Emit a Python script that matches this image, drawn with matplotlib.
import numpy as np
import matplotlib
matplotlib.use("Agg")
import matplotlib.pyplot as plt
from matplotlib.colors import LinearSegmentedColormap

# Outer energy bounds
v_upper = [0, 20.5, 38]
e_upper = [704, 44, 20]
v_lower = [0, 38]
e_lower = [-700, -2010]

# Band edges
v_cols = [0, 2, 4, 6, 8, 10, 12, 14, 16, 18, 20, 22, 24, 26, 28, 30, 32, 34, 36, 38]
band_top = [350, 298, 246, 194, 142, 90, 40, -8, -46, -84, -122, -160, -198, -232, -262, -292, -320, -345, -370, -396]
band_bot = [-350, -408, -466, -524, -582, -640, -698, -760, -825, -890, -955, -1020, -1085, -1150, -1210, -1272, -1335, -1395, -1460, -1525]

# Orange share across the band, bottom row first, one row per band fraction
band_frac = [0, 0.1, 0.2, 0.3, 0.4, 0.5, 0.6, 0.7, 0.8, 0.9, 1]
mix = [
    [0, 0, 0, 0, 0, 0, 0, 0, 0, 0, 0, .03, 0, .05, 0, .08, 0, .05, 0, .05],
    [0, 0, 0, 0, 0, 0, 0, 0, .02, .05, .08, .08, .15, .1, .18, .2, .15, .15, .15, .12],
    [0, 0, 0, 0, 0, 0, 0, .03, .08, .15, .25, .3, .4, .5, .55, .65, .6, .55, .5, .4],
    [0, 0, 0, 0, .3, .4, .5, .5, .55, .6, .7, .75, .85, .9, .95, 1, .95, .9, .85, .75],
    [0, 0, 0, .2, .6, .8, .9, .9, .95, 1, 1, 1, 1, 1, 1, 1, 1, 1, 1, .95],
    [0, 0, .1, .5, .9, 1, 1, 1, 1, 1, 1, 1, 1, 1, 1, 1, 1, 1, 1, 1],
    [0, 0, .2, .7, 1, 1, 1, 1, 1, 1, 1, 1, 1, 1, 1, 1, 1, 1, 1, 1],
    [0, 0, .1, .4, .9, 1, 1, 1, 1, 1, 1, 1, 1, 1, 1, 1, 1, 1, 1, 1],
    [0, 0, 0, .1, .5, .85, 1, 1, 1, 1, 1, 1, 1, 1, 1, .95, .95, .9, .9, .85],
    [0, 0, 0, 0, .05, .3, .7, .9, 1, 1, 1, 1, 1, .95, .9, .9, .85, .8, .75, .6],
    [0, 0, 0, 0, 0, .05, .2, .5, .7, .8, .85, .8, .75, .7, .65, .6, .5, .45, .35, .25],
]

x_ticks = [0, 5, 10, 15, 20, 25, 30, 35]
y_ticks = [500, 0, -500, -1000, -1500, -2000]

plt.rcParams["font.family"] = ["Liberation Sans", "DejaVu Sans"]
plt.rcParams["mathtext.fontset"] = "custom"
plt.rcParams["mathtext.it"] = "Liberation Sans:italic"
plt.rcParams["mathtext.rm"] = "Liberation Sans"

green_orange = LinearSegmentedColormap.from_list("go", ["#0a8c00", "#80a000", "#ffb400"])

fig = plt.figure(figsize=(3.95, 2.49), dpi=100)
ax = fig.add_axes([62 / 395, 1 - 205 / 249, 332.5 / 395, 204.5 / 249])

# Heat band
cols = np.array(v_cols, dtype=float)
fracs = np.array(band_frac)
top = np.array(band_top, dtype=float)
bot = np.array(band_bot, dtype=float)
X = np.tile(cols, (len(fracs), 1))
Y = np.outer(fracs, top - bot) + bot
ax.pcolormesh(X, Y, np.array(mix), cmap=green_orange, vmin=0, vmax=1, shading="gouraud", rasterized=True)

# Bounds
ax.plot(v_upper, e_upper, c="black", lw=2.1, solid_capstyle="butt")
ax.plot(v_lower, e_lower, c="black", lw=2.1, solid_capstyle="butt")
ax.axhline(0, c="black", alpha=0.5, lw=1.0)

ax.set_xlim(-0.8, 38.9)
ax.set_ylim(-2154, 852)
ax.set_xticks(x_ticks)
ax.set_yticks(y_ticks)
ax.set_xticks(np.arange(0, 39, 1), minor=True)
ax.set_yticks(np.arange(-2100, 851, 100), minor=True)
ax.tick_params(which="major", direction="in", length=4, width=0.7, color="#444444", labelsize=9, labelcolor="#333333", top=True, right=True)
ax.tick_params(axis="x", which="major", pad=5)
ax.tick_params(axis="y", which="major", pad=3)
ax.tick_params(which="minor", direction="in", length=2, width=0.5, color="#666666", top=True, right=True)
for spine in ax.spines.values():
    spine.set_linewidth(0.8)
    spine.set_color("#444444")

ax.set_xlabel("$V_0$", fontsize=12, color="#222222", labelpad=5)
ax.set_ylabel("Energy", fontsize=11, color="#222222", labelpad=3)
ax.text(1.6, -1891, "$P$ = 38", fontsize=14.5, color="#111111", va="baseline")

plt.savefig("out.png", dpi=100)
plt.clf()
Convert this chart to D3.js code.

Written task: Reproduce the whole listing word for word.

Answer to this problem:
Emit a Python script that matches this image, drawn with matplotlib.
import numpy as np
import matplotlib
matplotlib.use("Agg")
import matplotlib.pyplot as plt
from matplotlib.colors import LinearSegmentedColormap

# Outer energy bounds
v_upper = [0, 20.5, 38]
e_upper = [704, 44, 20]
v_lower = [0, 38]
e_lower = [-700, -2010]

# Band edges
v_cols = [0, 2, 4, 6, 8, 10, 12, 14, 16, 18, 20, 22, 24, 26, 28, 30, 32, 34, 36, 38]
band_top = [350, 298, 246, 194, 142, 90, 40, -8, -46, -84, -122, -160, -198, -232, -262, -292, -320, -345, -370, -396]
band_bot = [-350, -408, -466, -524, -582, -640, -698, -760, -825, -890, -955, -1020, -1085, -1150, -1210, -1272, -1335, -1395, -1460, -1525]

# Orange share across the band, bottom row first, one row per band fraction
band_frac = [0, 0.1, 0.2, 0.3, 0.4, 0.5, 0.6, 0.7, 0.8, 0.9, 1]
mix = [
    [0, 0, 0, 0, 0, 0, 0, 0, 0, 0, 0, .03, 0, .05, 0, .08, 0, .05, 0, .05],
    [0, 0, 0, 0, 0, 0, 0, 0, .02, .05, .08, .08, .15, .1, .18, .2, .15, .15, .15, .12],
    [0, 0, 0, 0, 0, 0, 0, .03, .08, .15, .25, .3, .4, .5, .55, .65, .6, .55, .5, .4],
    [0, 0, 0, 0, .3, .4, .5, .5, .55, .6, .7, .75, .85, .9, .95, 1, .95, .9, .85, .75],
    [0, 0, 0, .2, .6, .8, .9, .9, .95, 1, 1, 1, 1, 1, 1, 1, 1, 1, 1, .95],
    [0, 0, .1, .5, .9, 1, 1, 1, 1, 1, 1, 1, 1, 1, 1, 1, 1, 1, 1, 1],
    [0, 0, .2, .7, 1, 1, 1, 1, 1, 1, 1, 1, 1, 1, 1, 1, 1, 1, 1, 1],
    [0, 0, .1, .4, .9, 1, 1, 1, 1, 1, 1, 1, 1, 1, 1, 1, 1, 1, 1, 1],
    [0, 0, 0, .1, .5, .85, 1, 1, 1, 1, 1, 1, 1, 1, 1, .95, .95, .9, .9, .85],
    [0, 0, 0, 0, .05, .3, .7, .9, 1, 1, 1, 1, 1, .95, .9, .9, .85, .8, .75, .6],
    [0, 0, 0, 0, 0, .05, .2, .5, .7, .8, .85, .8, .75, .7, .65, .6, .5, .45, .35, .25],
]

x_ticks = [0, 5, 10, 15, 20, 25, 30, 35]
y_ticks = [500, 0, -500, -1000, -1500, -2000]

plt.rcParams["font.family"] = ["Liberation Sans", "DejaVu Sans"]
plt.rcParams["mathtext.fontset"] = "custom"
plt.rcParams["mathtext.it"] = "Liberation Sans:italic"
plt.rcParams["mathtext.rm"] = "Liberation Sans"

green_orange = LinearSegmentedColormap.from_list("go", ["#0a8c00", "#80a000", "#ffb400"])

fig = plt.figure(figsize=(3.95, 2.49), dpi=100)
ax = fig.add_axes([62 / 395, 1 - 205 / 249, 332.5 / 395, 204.5 / 249])

# Heat band
cols = np.array(v_cols, dtype=float)
fracs = np.array(band_frac)
top = np.array(band_top, dtype=float)
bot = np.array(band_bot, dtype=float)
X = np.tile(cols, (len(fracs), 1))
Y = np.outer(fracs, top - bot) + bot
ax.pcolormesh(X, Y, np.array(mix), cmap=green_orange, vmin=0, vmax=1, shading="gouraud", rasterized=True)

# Bounds
ax.plot(v_upper, e_upper, c="black", lw=2.1, solid_capstyle="butt")
ax.plot(v_lower, e_lower, c="black", lw=2.1, solid_capstyle="butt")
ax.axhline(0, c="black", alpha=0.5, lw=1.0)

ax.set_xlim(-0.8, 38.9)
ax.set_ylim(-2154, 852)
ax.set_xticks(x_ticks)
ax.set_yticks(y_ticks)
ax.set_xticks(np.arange(0, 39, 1), minor=True)
ax.set_yticks(np.arange(-2100, 851, 100), minor=True)
ax.tick_params(which="major", direction="in", length=4, width=0.7, color="#444444", labelsize=9, labelcolor="#333333", top=True, right=True)
ax.tick_params(axis="x", which="major", pad=5)
ax.tick_params(axis="y", which="major", pad=3)
ax.tick_params(which="minor", direction="in", length=2, width=0.5, color="#666666", top=True, right=True)
for spine in ax.spines.values():
    spine.set_linewidth(0.8)
    spine.set_color("#444444")

ax.set_xlabel("$V_0$", fontsize=12, color="#222222", labelpad=5)
ax.set_ylabel("Energy", fontsize=11, color="#222222", labelpad=3)
ax.text(1.6, -1891, "$P$ = 38", fontsize=14.5, color="#111111", va="baseline")

plt.savefig("out.png", dpi=100)
plt.clf()
Convert this chart to D3.js code.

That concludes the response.